Корни этого общественного лидерства и эксплуатации уходили в частную собственность. Деспотические хозяева функционального государства, чьи жестокие методы эксплуатации Энгельс однажды так красноречиво описал, остались неназванными. «С рабством, которое наиболее полно развилось в условиях цивилизации, произошло первое крупное распределение общества на эксплуататорский и эксплуатируемый класс. Это разделение существовало в течение всего периода цивилизации. Рабство – это первая форма эксплуатации, которая была характерна для античного мира; его сменило крепостное право Средних веков и наемный труд в недавние времена. Таковы три великие формы рабства, характерные для трех великих эпох цивилизации»
Ссылка на «цивилизацию» не исправляет упоминания об общем для всего мира пути развития. Но они демонстрируют, что Энгельс хорошо понимал, что он делает – или, еще лучше, что он скрывает. Согласно терминологии Энгельса, «цивилизация» идентична господству частной собственности. Благодаря этому разъяснению он задним числом признает, что его определение не включает в себя «варварский мир восточного деспотизма».
Регрессивные тенденции в предположительно прогрессивной позиции
Картина вырисовывается весьма неприглядная. Отцы-основатели научного социализма, которые, по их утверждению, основывают свою политическую практику на самой совершенной теории социального развития, на самом деле вредят делу истины, а вовсе ему не помогают, когда сталкиваются с самым выдающимся проявлением тоталитаризма. Почему? Неужели Маркс так низко ценил научную истину, что с легкостью ее искажал? Конечно, это не так. Та тщательность, с которой он документировал свои собственные экономические взгляды и описывал противоположные, доказывает, что он полностью подчинялся требованиям, предъявляемым к научному труду.
Сам Маркс очень четко выразил свои принципы. Комментируя недостойное поведение Мальтуса и Рикардо, он проклял всех, кто отказывался от научной истины и интересов человечества в целом ради любых других интересов.

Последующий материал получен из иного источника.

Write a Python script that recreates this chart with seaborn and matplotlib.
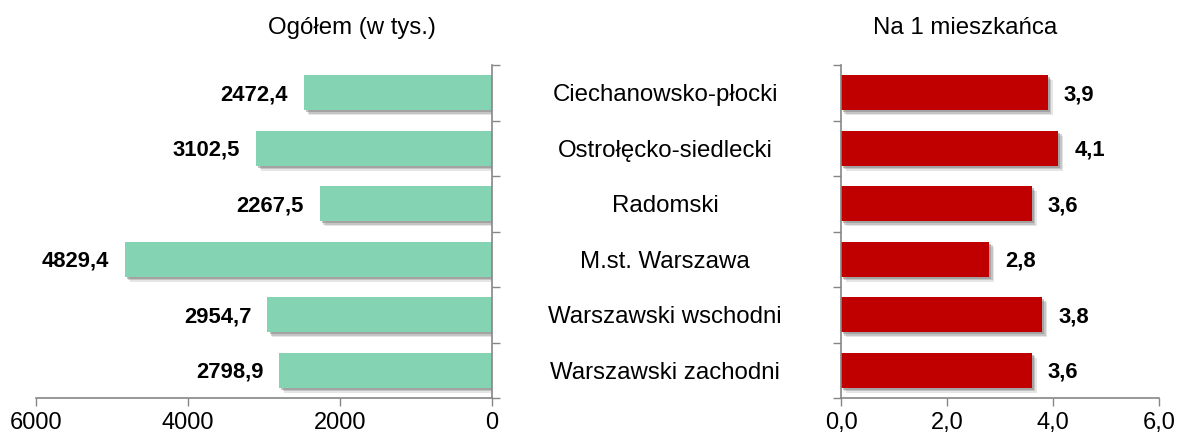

Ученый, утверждал Маркс, обязан искать истину в соответствии с внутренними потребностями науки и не задумываться над тем, как это повлияет на судьбу того или иного социального класса: капиталистов, землевладельцев и рабочих. Маркс ставил в пример остальным Рикардо, который никогда не отступал от этих принципов, называя их «не только честными с научной точки зрения, но и востребованными ученым сообществом» (Сборник «Бакунин. Политическая философия Бакунина: научный анархизм»). По этой же причине он называл посредственностью всякого человека, который подчинял научную объективность внешним причинам: «Человек, который пытается подогнать науку к точке, которая не выводится из его собственного интереса, каким бы ошибочным он ни был, а из внешних, чуждых и посторонних интересов, то [такой человек] для меня негодяй».
Маркс был последователен, когда отказывался подгонять науку под интересы любого класса; он стремился быть «стоиком, объективным и [преданным] науке». Он был также последовательным, когда сделал приписку, которая с точки зрения верных ленинцев и сталинистов звучала чересчур гуманитарно и воспринималась как ересь: «До тех пор, пока это можно сделать без ущерба для его науки, Рикардо всегда остается филантропом, каким он на самом деле и являлся». Маркс был столь же последовательным, когда называл нечестное поведение «грехом против науки».
Учитывая этот принцип, регрессия Маркса в оценке азиатского общества приобретает особое значение. Очевидно, концепция восточного деспотизма содержала элементы, которые парализовали его стремление докопаться до истины. Как член группы, стремившейся создать тоталитарное управленческое государство, настоящую диктатуру, и готовый для достижения своей цели использовать «деспотические» меры, Маркс не мог не признать, что восточный деспотизм и государство его мечты имеют много общего.